## Provided material
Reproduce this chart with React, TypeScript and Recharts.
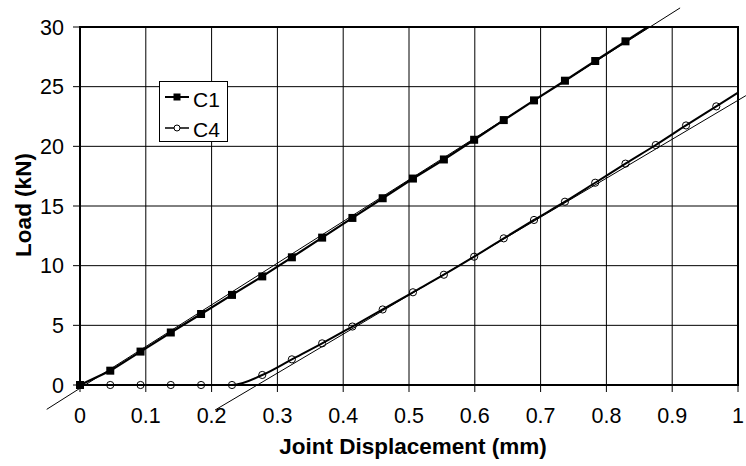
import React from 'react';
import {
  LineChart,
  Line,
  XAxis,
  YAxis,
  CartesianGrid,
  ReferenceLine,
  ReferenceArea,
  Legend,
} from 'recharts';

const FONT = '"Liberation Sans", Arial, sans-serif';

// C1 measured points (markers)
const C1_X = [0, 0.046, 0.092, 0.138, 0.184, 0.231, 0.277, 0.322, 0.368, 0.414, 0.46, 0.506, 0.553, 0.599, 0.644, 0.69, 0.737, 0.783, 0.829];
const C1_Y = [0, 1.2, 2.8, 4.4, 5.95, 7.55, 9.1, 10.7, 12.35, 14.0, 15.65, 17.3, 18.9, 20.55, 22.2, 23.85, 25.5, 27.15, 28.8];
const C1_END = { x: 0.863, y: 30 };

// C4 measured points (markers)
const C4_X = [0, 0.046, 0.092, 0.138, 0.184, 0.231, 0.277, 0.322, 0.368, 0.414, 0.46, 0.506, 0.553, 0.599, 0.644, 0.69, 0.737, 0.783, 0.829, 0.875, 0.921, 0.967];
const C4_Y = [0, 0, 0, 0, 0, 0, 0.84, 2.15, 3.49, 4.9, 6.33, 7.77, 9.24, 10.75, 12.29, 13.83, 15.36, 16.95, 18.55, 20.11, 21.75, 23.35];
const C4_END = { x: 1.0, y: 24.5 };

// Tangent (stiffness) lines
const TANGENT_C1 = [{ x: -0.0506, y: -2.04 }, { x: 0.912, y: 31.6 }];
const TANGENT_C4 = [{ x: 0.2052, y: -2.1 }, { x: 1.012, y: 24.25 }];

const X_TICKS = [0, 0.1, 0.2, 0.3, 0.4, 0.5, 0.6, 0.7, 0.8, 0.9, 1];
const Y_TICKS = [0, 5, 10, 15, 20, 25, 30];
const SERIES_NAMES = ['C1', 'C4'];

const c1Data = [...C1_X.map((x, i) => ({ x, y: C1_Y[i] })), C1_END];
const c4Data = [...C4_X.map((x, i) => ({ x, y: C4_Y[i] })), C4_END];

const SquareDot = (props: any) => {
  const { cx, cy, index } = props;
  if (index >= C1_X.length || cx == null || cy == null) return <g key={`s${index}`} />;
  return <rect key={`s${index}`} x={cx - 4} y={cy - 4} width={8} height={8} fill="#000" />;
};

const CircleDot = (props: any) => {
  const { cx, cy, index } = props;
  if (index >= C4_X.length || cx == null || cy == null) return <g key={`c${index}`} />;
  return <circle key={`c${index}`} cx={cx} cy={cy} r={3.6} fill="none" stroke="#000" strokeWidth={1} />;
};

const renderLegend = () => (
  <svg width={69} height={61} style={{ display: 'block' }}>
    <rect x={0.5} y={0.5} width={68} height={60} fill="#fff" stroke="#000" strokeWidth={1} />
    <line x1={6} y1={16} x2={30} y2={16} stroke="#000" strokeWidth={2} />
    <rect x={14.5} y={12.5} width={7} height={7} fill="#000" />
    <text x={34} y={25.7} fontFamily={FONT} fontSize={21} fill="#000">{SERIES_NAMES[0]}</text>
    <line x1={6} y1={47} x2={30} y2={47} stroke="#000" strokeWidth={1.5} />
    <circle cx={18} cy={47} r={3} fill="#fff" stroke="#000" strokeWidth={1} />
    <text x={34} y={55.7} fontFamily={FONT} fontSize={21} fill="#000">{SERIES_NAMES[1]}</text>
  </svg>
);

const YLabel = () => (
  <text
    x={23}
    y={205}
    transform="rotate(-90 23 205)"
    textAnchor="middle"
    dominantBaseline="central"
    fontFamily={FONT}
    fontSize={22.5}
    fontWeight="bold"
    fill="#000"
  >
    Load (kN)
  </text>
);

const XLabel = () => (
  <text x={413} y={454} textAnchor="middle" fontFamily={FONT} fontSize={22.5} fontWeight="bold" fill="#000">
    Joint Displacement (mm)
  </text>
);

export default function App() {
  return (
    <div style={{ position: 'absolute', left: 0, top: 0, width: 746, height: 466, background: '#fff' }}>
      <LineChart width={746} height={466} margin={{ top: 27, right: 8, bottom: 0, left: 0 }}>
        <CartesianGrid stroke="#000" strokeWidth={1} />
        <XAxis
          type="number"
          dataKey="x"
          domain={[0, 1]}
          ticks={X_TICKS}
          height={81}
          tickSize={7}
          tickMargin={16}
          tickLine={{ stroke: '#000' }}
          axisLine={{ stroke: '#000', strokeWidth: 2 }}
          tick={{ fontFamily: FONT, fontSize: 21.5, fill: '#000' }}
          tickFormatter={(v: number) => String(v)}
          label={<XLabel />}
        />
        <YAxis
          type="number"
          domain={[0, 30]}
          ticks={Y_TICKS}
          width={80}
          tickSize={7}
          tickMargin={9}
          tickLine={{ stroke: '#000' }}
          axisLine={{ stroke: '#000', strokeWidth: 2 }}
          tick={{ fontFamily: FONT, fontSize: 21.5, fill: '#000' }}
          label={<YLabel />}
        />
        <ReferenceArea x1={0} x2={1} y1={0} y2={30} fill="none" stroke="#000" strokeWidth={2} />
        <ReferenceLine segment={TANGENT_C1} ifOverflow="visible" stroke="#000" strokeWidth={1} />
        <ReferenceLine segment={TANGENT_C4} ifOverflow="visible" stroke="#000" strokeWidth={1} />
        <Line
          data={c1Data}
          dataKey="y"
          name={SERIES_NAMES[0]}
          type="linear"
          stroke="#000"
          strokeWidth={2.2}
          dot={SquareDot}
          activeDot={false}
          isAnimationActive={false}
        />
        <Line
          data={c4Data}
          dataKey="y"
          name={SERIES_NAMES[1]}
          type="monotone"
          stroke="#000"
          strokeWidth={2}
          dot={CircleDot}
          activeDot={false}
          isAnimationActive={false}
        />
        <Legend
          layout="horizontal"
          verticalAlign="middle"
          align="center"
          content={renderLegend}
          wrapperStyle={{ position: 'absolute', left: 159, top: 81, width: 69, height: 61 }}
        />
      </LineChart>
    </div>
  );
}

...

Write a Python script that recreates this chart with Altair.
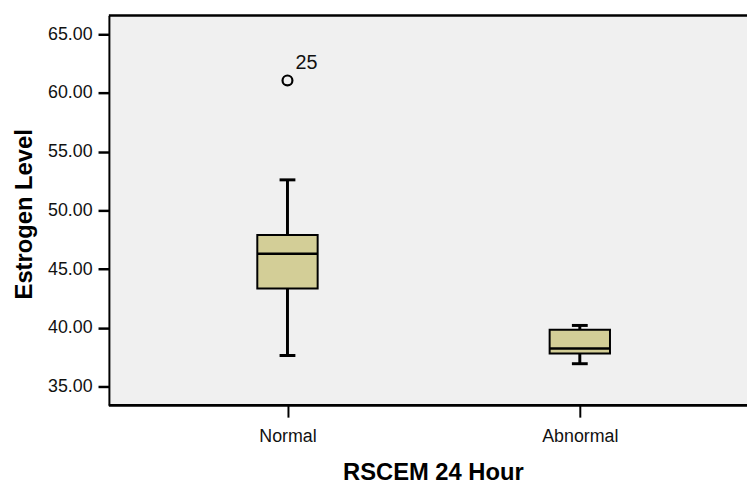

==

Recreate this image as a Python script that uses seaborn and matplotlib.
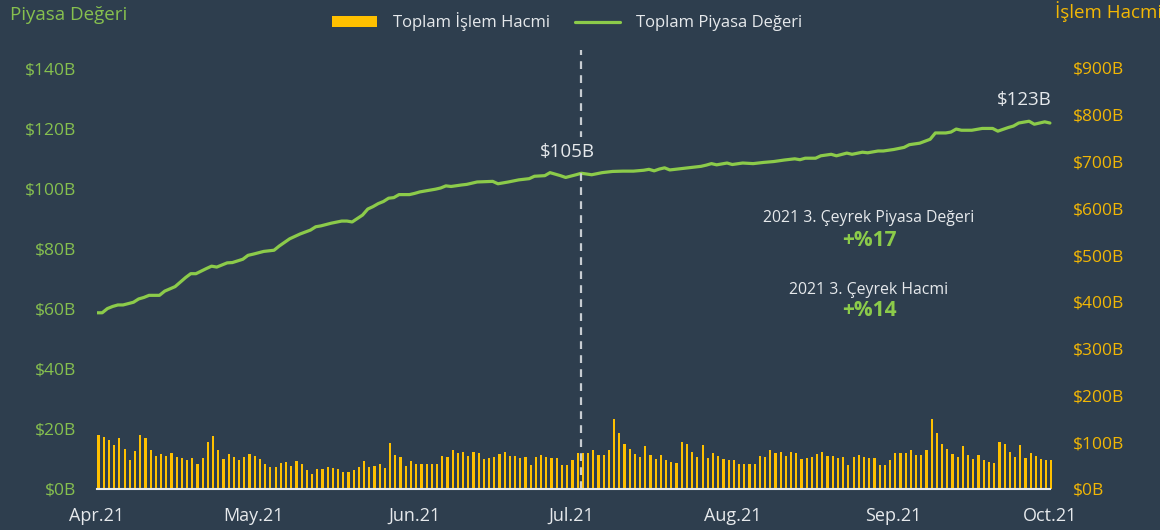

## The problem
Determine how many lines in the records contain "that", and reply with the number only.

## Result of the task
2